§ REQUIREMENT:
Every record below is to be retyped exactly.

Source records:
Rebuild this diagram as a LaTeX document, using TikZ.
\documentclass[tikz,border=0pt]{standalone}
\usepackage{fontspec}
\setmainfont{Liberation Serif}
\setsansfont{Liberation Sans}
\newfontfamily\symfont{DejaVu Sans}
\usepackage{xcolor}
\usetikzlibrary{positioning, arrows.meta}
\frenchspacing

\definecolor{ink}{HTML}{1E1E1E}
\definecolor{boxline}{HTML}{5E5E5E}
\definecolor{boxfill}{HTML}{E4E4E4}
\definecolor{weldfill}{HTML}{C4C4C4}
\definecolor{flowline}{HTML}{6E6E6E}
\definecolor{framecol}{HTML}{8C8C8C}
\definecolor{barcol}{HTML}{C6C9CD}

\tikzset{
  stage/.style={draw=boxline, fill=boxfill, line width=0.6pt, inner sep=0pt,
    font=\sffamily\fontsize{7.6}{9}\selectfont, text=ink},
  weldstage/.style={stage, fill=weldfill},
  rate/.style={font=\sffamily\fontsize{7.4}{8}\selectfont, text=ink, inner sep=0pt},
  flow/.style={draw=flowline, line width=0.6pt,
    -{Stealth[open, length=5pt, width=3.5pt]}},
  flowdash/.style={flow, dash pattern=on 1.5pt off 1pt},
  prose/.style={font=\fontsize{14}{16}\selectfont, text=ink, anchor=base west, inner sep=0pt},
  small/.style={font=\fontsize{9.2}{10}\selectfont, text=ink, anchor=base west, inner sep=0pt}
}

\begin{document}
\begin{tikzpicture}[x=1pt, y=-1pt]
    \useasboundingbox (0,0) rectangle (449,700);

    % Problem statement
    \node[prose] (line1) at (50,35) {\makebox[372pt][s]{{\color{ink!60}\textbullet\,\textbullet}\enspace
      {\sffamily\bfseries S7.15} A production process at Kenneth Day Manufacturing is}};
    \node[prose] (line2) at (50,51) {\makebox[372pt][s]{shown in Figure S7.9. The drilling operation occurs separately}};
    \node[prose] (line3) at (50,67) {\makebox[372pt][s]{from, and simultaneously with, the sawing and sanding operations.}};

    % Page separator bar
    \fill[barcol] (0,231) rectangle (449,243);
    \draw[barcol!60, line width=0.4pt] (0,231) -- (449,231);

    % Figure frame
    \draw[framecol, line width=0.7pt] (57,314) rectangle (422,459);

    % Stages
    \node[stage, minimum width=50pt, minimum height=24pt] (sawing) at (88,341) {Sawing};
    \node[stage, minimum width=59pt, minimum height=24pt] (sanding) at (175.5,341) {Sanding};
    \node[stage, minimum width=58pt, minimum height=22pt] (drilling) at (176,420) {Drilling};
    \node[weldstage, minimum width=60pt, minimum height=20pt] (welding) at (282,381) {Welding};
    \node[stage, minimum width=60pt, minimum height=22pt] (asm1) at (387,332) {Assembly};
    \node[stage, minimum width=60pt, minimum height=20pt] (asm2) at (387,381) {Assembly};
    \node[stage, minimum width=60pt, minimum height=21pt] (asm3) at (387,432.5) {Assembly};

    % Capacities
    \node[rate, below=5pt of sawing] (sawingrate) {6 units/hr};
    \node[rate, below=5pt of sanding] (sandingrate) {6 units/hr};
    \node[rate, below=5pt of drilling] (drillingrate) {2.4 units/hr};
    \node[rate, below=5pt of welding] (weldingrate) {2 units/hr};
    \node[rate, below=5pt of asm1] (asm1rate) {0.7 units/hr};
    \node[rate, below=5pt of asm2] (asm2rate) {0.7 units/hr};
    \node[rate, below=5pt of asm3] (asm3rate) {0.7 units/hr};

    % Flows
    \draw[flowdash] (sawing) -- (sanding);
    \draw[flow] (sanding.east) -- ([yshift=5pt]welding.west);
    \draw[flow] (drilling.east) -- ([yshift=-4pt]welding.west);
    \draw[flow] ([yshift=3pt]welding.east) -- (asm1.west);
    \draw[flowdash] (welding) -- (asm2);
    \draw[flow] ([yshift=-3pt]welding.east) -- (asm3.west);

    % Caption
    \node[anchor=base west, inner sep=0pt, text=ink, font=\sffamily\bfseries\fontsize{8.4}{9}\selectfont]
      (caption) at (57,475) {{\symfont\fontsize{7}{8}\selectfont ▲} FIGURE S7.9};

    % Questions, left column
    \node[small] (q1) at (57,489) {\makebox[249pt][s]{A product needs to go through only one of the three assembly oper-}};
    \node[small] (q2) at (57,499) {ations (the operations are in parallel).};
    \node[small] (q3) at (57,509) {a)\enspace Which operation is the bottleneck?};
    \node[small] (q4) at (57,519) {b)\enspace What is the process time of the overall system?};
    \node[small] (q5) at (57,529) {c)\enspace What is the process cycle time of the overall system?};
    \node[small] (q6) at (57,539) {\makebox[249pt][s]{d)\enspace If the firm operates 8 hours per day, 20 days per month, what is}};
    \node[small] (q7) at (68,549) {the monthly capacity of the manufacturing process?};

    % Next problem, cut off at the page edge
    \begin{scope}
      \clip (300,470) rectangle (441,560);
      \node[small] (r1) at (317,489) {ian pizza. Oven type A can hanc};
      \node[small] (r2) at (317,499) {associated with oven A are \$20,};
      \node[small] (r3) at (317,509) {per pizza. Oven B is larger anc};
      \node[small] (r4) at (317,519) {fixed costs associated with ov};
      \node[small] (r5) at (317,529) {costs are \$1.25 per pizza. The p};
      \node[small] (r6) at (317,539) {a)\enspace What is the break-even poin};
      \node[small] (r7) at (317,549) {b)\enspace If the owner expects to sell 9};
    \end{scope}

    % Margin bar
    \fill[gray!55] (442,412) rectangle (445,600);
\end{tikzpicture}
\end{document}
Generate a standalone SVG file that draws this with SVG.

§ ANSWER TO THIS EXERCISE:
Rebuild this diagram as a LaTeX document, using TikZ.
\documentclass[tikz,border=0pt]{standalone}
\usepackage{fontspec}
\setmainfont{Liberation Serif}
\setsansfont{Liberation Sans}
\newfontfamily\symfont{DejaVu Sans}
\usepackage{xcolor}
\usetikzlibrary{positioning, arrows.meta}
\frenchspacing

\definecolor{ink}{HTML}{1E1E1E}
\definecolor{boxline}{HTML}{5E5E5E}
\definecolor{boxfill}{HTML}{E4E4E4}
\definecolor{weldfill}{HTML}{C4C4C4}
\definecolor{flowline}{HTML}{6E6E6E}
\definecolor{framecol}{HTML}{8C8C8C}
\definecolor{barcol}{HTML}{C6C9CD}

\tikzset{
  stage/.style={draw=boxline, fill=boxfill, line width=0.6pt, inner sep=0pt,
    font=\sffamily\fontsize{7.6}{9}\selectfont, text=ink},
  weldstage/.style={stage, fill=weldfill},
  rate/.style={font=\sffamily\fontsize{7.4}{8}\selectfont, text=ink, inner sep=0pt},
  flow/.style={draw=flowline, line width=0.6pt,
    -{Stealth[open, length=5pt, width=3.5pt]}},
  flowdash/.style={flow, dash pattern=on 1.5pt off 1pt},
  prose/.style={font=\fontsize{14}{16}\selectfont, text=ink, anchor=base west, inner sep=0pt},
  small/.style={font=\fontsize{9.2}{10}\selectfont, text=ink, anchor=base west, inner sep=0pt}
}

\begin{document}
\begin{tikzpicture}[x=1pt, y=-1pt]
    \useasboundingbox (0,0) rectangle (449,700);

    % Problem statement
    \node[prose] (line1) at (50,35) {\makebox[372pt][s]{{\color{ink!60}\textbullet\,\textbullet}\enspace
      {\sffamily\bfseries S7.15} A production process at Kenneth Day Manufacturing is}};
    \node[prose] (line2) at (50,51) {\makebox[372pt][s]{shown in Figure S7.9. The drilling operation occurs separately}};
    \node[prose] (line3) at (50,67) {\makebox[372pt][s]{from, and simultaneously with, the sawing and sanding operations.}};

    % Page separator bar
    \fill[barcol] (0,231) rectangle (449,243);
    \draw[barcol!60, line width=0.4pt] (0,231) -- (449,231);

    % Figure frame
    \draw[framecol, line width=0.7pt] (57,314) rectangle (422,459);

    % Stages
    \node[stage, minimum width=50pt, minimum height=24pt] (sawing) at (88,341) {Sawing};
    \node[stage, minimum width=59pt, minimum height=24pt] (sanding) at (175.5,341) {Sanding};
    \node[stage, minimum width=58pt, minimum height=22pt] (drilling) at (176,420) {Drilling};
    \node[weldstage, minimum width=60pt, minimum height=20pt] (welding) at (282,381) {Welding};
    \node[stage, minimum width=60pt, minimum height=22pt] (asm1) at (387,332) {Assembly};
    \node[stage, minimum width=60pt, minimum height=20pt] (asm2) at (387,381) {Assembly};
    \node[stage, minimum width=60pt, minimum height=21pt] (asm3) at (387,432.5) {Assembly};

    % Capacities
    \node[rate, below=5pt of sawing] (sawingrate) {6 units/hr};
    \node[rate, below=5pt of sanding] (sandingrate) {6 units/hr};
    \node[rate, below=5pt of drilling] (drillingrate) {2.4 units/hr};
    \node[rate, below=5pt of welding] (weldingrate) {2 units/hr};
    \node[rate, below=5pt of asm1] (asm1rate) {0.7 units/hr};
    \node[rate, below=5pt of asm2] (asm2rate) {0.7 units/hr};
    \node[rate, below=5pt of asm3] (asm3rate) {0.7 units/hr};

    % Flows
    \draw[flowdash] (sawing) -- (sanding);
    \draw[flow] (sanding.east) -- ([yshift=5pt]welding.west);
    \draw[flow] (drilling.east) -- ([yshift=-4pt]welding.west);
    \draw[flow] ([yshift=3pt]welding.east) -- (asm1.west);
    \draw[flowdash] (welding) -- (asm2);
    \draw[flow] ([yshift=-3pt]welding.east) -- (asm3.west);

    % Caption
    \node[anchor=base west, inner sep=0pt, text=ink, font=\sffamily\bfseries\fontsize{8.4}{9}\selectfont]
      (caption) at (57,475) {{\symfont\fontsize{7}{8}\selectfont ▲} FIGURE S7.9};

    % Questions, left column
    \node[small] (q1) at (57,489) {\makebox[249pt][s]{A product needs to go through only one of the three assembly oper-}};
    \node[small] (q2) at (57,499) {ations (the operations are in parallel).};
    \node[small] (q3) at (57,509) {a)\enspace Which operation is the bottleneck?};
    \node[small] (q4) at (57,519) {b)\enspace What is the process time of the overall system?};
    \node[small] (q5) at (57,529) {c)\enspace What is the process cycle time of the overall system?};
    \node[small] (q6) at (57,539) {\makebox[249pt][s]{d)\enspace If the firm operates 8 hours per day, 20 days per month, what is}};
    \node[small] (q7) at (68,549) {the monthly capacity of the manufacturing process?};

    % Next problem, cut off at the page edge
    \begin{scope}
      \clip (300,470) rectangle (441,560);
      \node[small] (r1) at (317,489) {ian pizza. Oven type A can hanc};
      \node[small] (r2) at (317,499) {associated with oven A are \$20,};
      \node[small] (r3) at (317,509) {per pizza. Oven B is larger anc};
      \node[small] (r4) at (317,519) {fixed costs associated with ov};
      \node[small] (r5) at (317,529) {costs are \$1.25 per pizza. The p};
      \node[small] (r6) at (317,539) {a)\enspace What is the break-even poin};
      \node[small] (r7) at (317,549) {b)\enspace If the owner expects to sell 9};
    \end{scope}

    % Margin bar
    \fill[gray!55] (442,412) rectangle (445,600);
\end{tikzpicture}
\end{document}
Generate a standalone SVG file that draws this with SVG.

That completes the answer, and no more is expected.